Data to process:
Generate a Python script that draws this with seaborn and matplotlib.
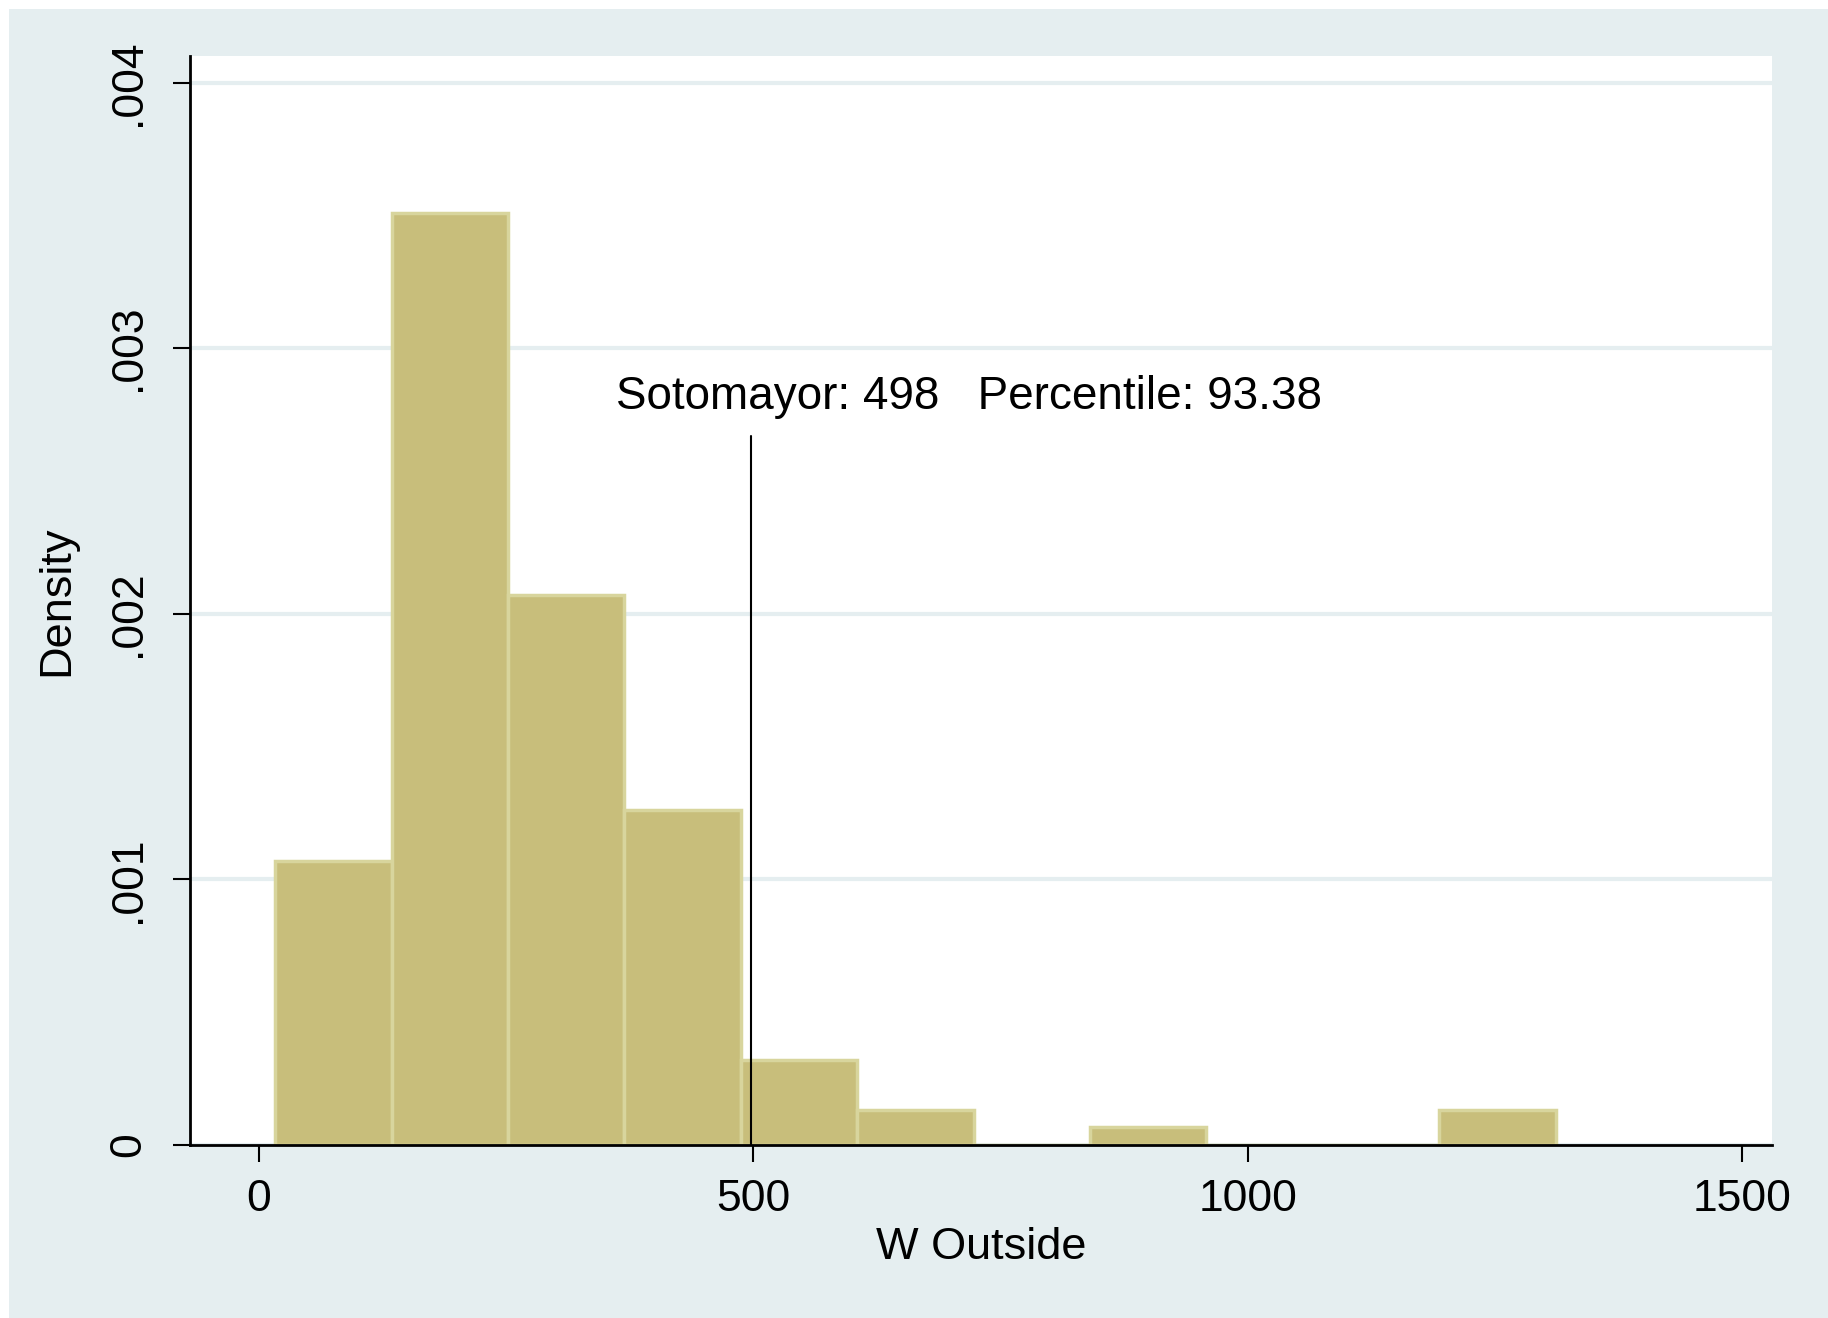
==
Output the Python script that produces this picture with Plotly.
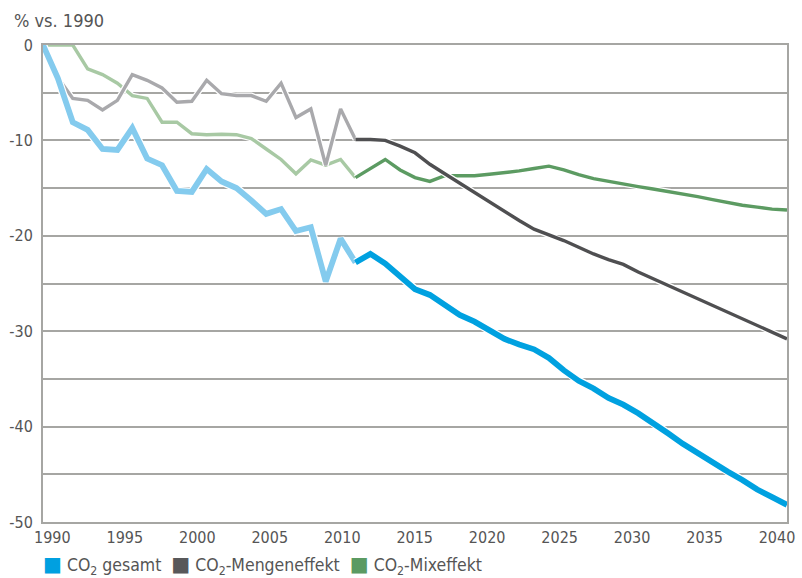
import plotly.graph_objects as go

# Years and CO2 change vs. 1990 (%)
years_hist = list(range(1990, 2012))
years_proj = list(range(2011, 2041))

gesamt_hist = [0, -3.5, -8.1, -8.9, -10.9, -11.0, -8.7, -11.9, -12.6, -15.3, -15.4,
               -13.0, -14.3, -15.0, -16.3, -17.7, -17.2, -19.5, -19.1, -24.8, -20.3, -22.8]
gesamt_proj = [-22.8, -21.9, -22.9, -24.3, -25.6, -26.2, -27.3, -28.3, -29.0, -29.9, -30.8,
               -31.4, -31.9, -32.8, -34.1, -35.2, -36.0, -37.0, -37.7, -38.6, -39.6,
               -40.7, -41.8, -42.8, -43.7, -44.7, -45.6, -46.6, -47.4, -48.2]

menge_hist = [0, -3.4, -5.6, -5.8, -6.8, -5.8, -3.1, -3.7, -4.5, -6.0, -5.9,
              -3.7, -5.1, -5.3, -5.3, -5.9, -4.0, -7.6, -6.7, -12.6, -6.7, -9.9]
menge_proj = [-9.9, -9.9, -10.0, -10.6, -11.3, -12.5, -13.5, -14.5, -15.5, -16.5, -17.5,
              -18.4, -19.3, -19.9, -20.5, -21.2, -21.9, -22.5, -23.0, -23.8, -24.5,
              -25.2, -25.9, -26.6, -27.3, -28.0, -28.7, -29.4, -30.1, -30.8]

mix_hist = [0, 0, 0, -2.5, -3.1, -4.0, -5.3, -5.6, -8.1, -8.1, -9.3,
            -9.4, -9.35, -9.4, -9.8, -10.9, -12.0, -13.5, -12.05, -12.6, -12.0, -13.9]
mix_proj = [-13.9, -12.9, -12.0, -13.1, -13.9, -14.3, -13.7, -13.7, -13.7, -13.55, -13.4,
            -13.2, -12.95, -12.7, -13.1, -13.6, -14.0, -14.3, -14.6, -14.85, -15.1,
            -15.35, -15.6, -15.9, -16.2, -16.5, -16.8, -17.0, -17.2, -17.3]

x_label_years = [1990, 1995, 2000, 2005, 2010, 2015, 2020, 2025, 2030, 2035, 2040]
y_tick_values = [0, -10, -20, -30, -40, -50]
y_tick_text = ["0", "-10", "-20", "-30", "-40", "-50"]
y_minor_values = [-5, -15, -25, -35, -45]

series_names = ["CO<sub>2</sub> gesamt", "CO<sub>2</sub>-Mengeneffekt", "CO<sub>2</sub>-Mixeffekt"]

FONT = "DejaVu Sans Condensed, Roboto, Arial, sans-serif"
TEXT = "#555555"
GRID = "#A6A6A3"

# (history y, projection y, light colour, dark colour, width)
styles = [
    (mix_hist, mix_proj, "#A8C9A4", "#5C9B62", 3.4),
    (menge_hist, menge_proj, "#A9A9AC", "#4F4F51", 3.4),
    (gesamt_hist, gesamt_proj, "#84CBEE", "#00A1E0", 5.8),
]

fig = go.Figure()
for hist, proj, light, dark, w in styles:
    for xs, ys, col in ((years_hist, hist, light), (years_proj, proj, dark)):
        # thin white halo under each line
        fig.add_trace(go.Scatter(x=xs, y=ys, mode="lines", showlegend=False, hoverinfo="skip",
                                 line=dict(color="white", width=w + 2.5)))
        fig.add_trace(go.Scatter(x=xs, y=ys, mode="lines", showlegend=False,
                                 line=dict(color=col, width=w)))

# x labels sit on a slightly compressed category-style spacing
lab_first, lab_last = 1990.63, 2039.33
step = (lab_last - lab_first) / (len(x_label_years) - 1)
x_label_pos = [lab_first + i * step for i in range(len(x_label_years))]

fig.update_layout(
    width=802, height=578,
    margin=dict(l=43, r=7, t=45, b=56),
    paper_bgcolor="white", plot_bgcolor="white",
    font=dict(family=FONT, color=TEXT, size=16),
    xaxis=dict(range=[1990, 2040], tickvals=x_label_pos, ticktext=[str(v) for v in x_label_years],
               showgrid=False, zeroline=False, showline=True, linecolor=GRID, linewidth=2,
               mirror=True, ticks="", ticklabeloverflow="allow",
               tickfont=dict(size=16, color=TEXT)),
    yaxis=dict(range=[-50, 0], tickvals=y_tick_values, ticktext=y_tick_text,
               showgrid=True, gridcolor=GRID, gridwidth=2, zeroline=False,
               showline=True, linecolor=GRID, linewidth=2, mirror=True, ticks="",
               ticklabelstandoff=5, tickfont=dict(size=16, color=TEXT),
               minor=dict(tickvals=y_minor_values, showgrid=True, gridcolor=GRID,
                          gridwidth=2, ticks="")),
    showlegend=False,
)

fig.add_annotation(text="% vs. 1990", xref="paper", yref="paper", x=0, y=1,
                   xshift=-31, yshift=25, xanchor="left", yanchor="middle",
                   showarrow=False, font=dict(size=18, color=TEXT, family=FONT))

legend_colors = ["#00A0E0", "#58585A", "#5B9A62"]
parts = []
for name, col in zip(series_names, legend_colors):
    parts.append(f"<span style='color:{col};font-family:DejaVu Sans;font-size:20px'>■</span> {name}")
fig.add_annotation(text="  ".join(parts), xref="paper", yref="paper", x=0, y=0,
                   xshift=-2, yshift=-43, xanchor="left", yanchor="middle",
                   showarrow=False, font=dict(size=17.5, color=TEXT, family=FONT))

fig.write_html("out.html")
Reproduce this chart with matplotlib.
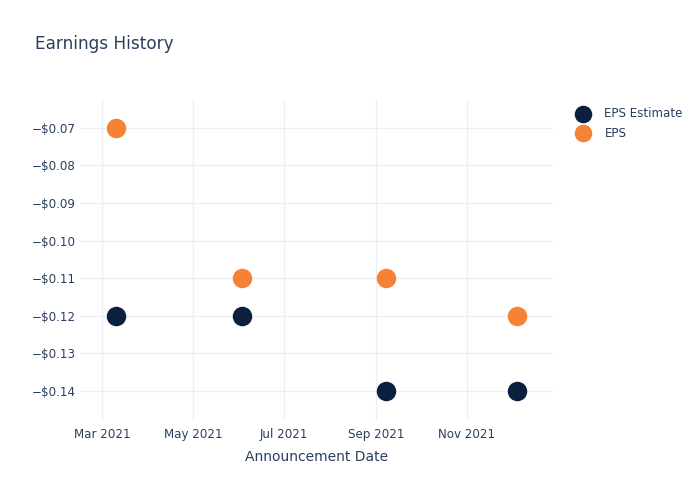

What you need to do: Reproduce each line holding the word "Python".

Written reply:
Generate a Python script that draws this with seaborn and matplotlib.
Output the Python script that produces this picture with Plotly.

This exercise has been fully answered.